*INFORMATION PROVIDED*.
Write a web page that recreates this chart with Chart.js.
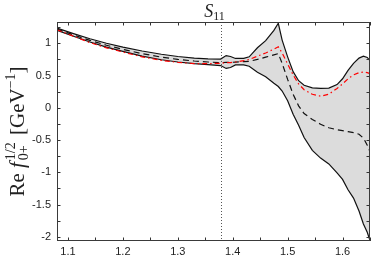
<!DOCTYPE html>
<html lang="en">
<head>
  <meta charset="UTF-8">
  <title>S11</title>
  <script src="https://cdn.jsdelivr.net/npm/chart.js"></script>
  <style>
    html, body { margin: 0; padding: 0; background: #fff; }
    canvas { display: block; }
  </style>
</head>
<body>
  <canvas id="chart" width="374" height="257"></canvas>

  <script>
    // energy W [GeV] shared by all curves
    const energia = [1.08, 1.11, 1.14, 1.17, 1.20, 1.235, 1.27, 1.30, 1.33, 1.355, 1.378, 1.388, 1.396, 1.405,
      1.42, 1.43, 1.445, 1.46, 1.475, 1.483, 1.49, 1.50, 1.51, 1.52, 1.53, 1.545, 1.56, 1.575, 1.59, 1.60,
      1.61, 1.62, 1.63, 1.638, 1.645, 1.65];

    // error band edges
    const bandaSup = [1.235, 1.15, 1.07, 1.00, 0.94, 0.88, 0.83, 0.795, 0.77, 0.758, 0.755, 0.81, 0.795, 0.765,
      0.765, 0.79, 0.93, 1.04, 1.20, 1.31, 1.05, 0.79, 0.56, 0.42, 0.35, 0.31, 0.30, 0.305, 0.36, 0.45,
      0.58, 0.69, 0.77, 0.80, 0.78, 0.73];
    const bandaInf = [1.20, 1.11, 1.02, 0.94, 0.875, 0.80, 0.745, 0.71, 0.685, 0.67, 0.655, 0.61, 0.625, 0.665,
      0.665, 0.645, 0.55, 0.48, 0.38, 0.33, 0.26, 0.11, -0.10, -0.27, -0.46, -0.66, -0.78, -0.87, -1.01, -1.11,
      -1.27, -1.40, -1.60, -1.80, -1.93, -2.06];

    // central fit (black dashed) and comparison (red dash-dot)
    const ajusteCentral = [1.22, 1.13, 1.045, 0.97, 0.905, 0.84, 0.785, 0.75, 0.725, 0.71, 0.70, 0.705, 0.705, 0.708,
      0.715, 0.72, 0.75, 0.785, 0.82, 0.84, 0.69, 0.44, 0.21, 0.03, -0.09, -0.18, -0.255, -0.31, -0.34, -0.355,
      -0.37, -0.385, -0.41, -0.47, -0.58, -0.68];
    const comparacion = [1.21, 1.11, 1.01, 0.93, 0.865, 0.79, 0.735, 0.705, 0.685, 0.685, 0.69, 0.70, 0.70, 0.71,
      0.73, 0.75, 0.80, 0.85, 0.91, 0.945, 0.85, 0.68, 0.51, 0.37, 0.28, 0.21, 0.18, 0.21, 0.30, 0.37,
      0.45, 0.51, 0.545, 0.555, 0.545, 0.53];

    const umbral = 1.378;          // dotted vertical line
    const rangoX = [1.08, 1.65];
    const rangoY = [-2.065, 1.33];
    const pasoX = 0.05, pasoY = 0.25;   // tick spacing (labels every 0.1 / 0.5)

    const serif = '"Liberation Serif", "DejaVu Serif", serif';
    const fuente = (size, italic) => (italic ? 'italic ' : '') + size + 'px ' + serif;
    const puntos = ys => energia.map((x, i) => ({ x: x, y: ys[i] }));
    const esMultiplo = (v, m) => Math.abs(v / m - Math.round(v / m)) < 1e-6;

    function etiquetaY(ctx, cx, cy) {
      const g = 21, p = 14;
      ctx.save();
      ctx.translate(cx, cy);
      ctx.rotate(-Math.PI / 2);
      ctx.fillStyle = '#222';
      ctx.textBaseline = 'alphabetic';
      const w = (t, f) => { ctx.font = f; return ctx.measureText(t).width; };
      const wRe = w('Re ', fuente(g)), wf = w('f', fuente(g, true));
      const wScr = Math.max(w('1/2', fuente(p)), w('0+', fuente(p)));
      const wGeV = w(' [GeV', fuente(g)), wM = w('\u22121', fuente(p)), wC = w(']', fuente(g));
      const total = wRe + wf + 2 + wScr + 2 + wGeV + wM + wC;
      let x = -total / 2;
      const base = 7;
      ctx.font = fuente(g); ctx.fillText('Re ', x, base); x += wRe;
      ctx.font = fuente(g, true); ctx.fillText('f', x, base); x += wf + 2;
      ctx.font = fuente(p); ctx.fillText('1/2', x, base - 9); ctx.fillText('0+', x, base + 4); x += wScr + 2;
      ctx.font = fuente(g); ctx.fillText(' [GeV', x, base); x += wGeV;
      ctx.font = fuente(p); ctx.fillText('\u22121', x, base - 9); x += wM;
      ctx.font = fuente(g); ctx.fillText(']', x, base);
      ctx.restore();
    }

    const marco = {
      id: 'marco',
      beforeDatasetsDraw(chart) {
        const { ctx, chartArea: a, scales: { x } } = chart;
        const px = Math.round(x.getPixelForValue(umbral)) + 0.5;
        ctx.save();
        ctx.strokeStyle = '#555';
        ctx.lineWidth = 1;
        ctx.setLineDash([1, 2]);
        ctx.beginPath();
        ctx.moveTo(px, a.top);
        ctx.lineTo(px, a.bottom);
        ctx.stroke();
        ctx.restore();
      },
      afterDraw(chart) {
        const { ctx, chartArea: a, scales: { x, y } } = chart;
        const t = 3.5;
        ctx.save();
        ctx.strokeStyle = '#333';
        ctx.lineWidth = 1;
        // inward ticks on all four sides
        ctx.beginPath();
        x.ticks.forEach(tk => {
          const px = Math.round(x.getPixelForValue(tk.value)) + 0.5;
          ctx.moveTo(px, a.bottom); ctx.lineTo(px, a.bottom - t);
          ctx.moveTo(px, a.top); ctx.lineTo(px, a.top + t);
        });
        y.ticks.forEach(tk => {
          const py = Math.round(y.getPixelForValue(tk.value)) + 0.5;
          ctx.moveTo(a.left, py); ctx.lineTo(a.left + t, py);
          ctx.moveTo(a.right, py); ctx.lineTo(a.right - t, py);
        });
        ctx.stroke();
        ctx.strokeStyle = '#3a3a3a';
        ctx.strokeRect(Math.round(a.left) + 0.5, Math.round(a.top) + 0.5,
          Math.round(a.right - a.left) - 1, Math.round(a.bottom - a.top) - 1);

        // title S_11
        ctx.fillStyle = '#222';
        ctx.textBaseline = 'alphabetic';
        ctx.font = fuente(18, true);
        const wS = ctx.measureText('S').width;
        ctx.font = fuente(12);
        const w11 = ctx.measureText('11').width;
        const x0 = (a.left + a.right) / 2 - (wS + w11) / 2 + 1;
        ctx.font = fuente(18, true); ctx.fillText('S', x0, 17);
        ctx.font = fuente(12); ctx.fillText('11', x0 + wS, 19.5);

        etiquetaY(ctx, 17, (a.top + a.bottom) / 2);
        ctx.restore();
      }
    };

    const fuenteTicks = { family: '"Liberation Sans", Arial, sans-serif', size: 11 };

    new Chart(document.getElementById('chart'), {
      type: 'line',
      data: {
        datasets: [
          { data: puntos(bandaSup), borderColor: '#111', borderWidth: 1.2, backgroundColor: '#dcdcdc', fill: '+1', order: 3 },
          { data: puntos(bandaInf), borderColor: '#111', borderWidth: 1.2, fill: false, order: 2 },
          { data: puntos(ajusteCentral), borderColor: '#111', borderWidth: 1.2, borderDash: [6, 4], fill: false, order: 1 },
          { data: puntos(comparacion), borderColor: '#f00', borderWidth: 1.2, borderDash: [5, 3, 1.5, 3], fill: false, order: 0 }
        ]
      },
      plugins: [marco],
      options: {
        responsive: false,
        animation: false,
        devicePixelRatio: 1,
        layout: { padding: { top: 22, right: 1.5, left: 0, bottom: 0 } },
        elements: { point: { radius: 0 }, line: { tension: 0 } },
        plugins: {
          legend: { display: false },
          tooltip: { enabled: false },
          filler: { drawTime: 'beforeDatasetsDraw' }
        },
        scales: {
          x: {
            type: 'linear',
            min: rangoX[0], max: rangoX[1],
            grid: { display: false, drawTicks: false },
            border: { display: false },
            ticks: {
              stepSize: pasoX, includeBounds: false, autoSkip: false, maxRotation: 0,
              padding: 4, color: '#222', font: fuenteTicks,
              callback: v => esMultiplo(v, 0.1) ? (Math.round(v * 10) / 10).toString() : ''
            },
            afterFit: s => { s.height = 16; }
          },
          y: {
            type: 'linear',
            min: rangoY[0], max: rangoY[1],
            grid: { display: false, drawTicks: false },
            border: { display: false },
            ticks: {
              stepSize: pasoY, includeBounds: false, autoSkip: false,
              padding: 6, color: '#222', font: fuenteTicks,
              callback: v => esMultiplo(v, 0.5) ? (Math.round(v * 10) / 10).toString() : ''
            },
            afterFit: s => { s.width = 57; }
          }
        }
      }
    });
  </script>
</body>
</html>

*DESCRIPTION OF THE TASK*.
Gather up every line in the data above that contains the word "chart", copying each one.

*ANSWER TO THIS EXERCISE*.
Write a web page that recreates this chart with Chart.js.
  <script src="https://cdn.jsdelivr.net/npm/chart.js"></script>
  <canvas id="chart" width="374" height="257"></canvas>
      beforeDatasetsDraw(chart) {
        const { ctx, chartArea: a, scales: { x } } = chart;
      afterDraw(chart) {
        const { ctx, chartArea: a, scales: { x, y } } = chart;
    new Chart(document.getElementById('chart'), {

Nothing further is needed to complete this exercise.